This is something I've been thinking about for a little while, and recent events have highlighted certain issues with use of the safety car in Formula One.
To lay out my thoughts, I'll begin with a quick recap of why we have the safety car in the first place. For the sake of argument, I'm going to ignore the unsuccessful experiment at the 1973 Canadian Grand Prix.
Prior to 1993, the only two options for safely dealing with an incident where:
- Local waved yellows. These would indicate that there was danger on track, as they do now. But they were employed for just about any incident short of blocking the track or a major multi-car incident.
- Stop the race (red flag). Employed for major incidents. The restart procedure at the time was a long drawn out affair and depending on what part of the race the incident occurred in, could result in the dreaded aggregate time turning the race into a time trial.
So clearly something was needed to keep the race going, especially with the increased importance of TV time slots on terrestrial TV. It made sense to adopt the safety car system from US racing.
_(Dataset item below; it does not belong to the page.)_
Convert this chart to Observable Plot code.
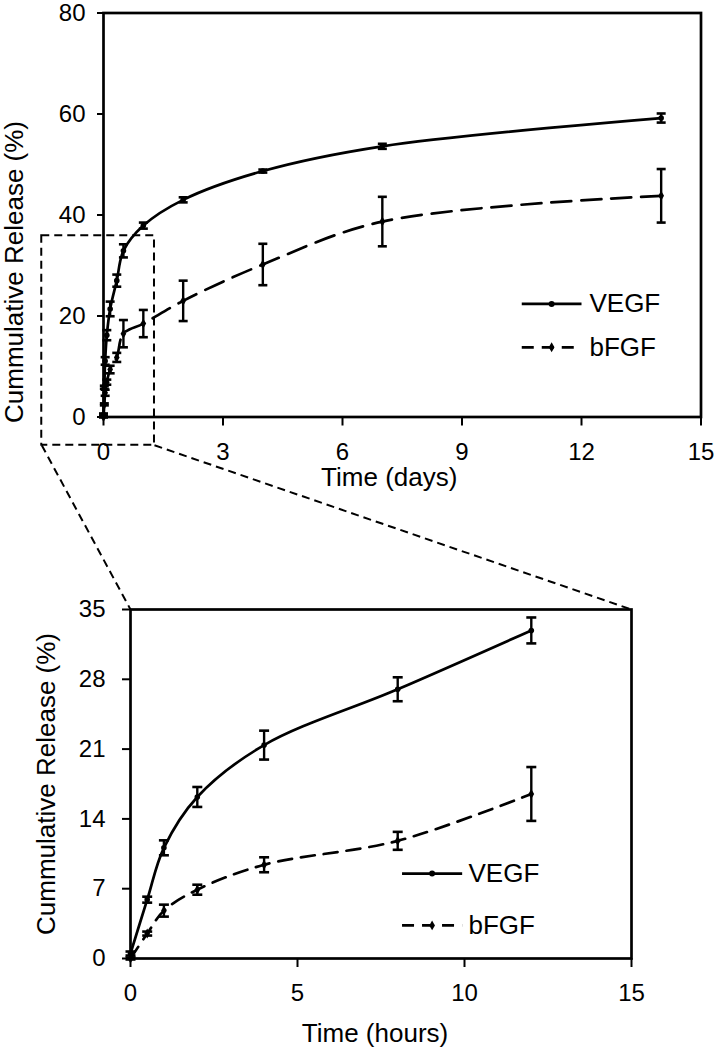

However, things have changed a lot in the past three decades, so let's look at the current options.
- Local waved yellows. Still an option for minor incidents.
- The virtual safety car. An incredibily useful tool for neutralising a race without causing too much disruption. Used when marshals do not need to enter the track surface to clear and incident and thus don't require a gap in the traffic.
- The safety car. As we're familiar with, bunched everyone up so marshals car work on the track surface to clear debris or a stricken car.
- Red flag. Still used for serious incidents, often those that cause damage to barriers. No danger of aggregate time as restarts are just restarts. The restart procedure is currently much faster.
So here's my thinking. The virtual safety car now provides a very safe and fairer way to neutralise the race for most incident types. Meanwhile, the red flag procedure is slicker and less time is wasted than in the past. So why bother spending time behind the safety car? Just red flag the race if the incident is serious enough. We'd avoid the wasted laps spent behind the safety car and we'd avoid the problems of whether to let lapped cars unlap themselves or not. Having cars drone around at safety car speed doesn't add anything to the show. It just wastes time and, more importantly, racing laps. Might as well stop the race, have everyone line up on the grid, and go racing again once the incident is cleared. Maybe enforce a no work on the car rule like most other series employ?
I feel a lot of problems lately could have been avoided if the safety car just wasn't an option in F1. Perhaps just keep it for wet race starts and restarts to get the cars out there clearing water?